My work focuses on the role of the family of RhoGTPases in neuronal development. RhoGTPases are involved in modulating the actin cytoskeleton and promoting polarity in a number of different cells. Although existing evidence suggests that GTPases are involved in regulating cytoskeletal dynamics required for cell movements, it is not clear how their activities are spatially and temporally regulated to carry out these functions in vivo.
We use the nematode Caenorhabditis elegans as a model for elucidating the signaling pathways involved in neuronal development and axon pathfinding. C.elegans is a simple, easily maintained organism that has its genome completely sequenced and the cell lineage during development completely defined. Previous work has been done characterizing a regulatory protein in C.elegans that influences the levels of functionally active RhoGTPase. This protein (UNC-73) is a guanine nucleotide exchange factor (GEF) and activates GTPases by stimulating exchange of GDP for GTP. UNC-73 activates the Rac GTPase (both the C.elegans and mammalian forms) and activated Rac leads to membrane ruffling caused by formation of actin structures protruding from the cell membrane. Mutants of unc-73 have a variety of defects in axon guidance and cell motility, indicating that UNC-73 and the Rac GTPase are necessary for proper neurodevelopment.
Of relevance to human pathological conditions is the family of mammalian proteins Kalirin/Trio, which is closely related to UNC-73. Kalirin is expressed predominately in the brain, while Trio expression occurs in most tissues. Studying these proteins can provide insights into actin microfilament regulation as it relates to guided cell and growth cone migrations and has obvious implications in mammalian neuronal development and regeneration.
Projects will involve using previously synthesized deletion mutants of the GTPases and their regulators to perform transgenic rescue experiments with wild-type and mutant DNA. This allows us to examine the structure/function relationships of various proteins. Identifying effectors of the GTPases through the use of recombinant proteins and mass spectrometry technology will also be a focus of the lab. Genetic approaches can also be used to create double mutants to determine enhancers or suppressors of the original mutant or of the transgenic animals and will help to delineate the various signaling pathways. Finally, testing the mammalian orthologs for interactions and determining if there is conservation of the signaling pathways between species will allow us to apply what we learn in the nematode to the human condition.

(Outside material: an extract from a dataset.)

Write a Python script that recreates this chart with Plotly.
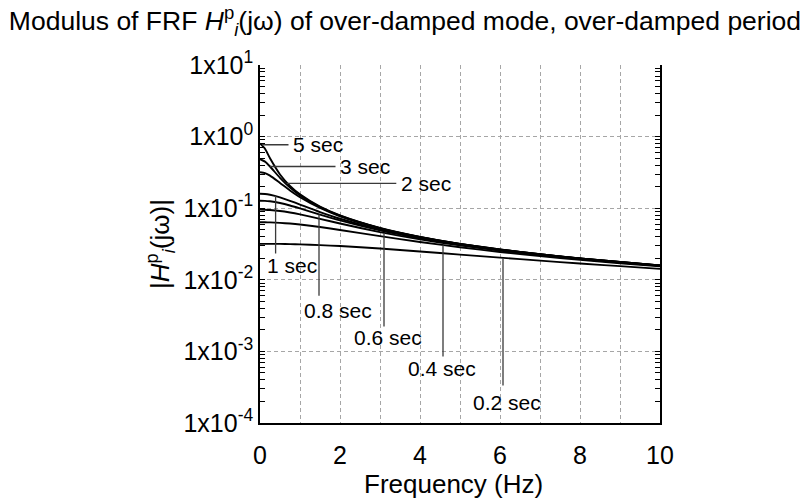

Therefore, my research plan combines genetic, cell biological and biochemical approaches to investigate the cell signaling role of proteins such as UNC-73 and the Rho-family GTPases in the control of axon guidance, cell motility, and cell morphology as they relate to neuro-pathological conditions. C.elegans provides an excellent opportunity to study the signaling pathways that contribute to human diseases.
T.J. Kubiseski, J. Culotti, and T. Pawson. Functional Analysis of the C.elegans UNC-73B PH Domain Demonstrates a Role in Activation of the Rac GTPase in vitro and Axon Guidance in vivo. Mol.Cell.Biol. 23: 6823-6855 (2003).
R. Steven, T.J. Kubiseski, H. Zheng, S. Kulkarni, J. Mancillas, A. Ruiz, C.W.V. Houge, T. Pawson, and J. Culotti. UNC-73 activates the Rac GTPase and is required for Cell and Growth Cone Migrations in C. elegans. Cell 92: 785-795 (1998)
B. Aghazadeh, K. Zhu, T.J. Kubiseski, G.A. Liu, T. Pawson, Y. Zheng, and M.K. Rosen. Structure and mutagenesis of the Dbl homology domain. Nature Struct. Biol. 5: 1098-1107 (1998).
M.K.H. McGavin, K. Badour, L. Wilson, T.J. Kubiseski, J. Zhang, and K.A. Siminovitch. The Intersectin 2 Adaptor Links WASP-mediated actin polymerization to TCR endocytosis. J. Exp. Med. 194: 1777-1787 (2001).
T.J. Kubiseski, Y.M. Chook, W.E. Parris, M. Rozakis-Adcock, and T. Pawson. High Affinity binding of the Pleckstrin Homology Domain of mSos1 to Phosphatidylinositol (4,5)-bisphosphate. J. Biol. Chem. 272: 1799-1804 (1997).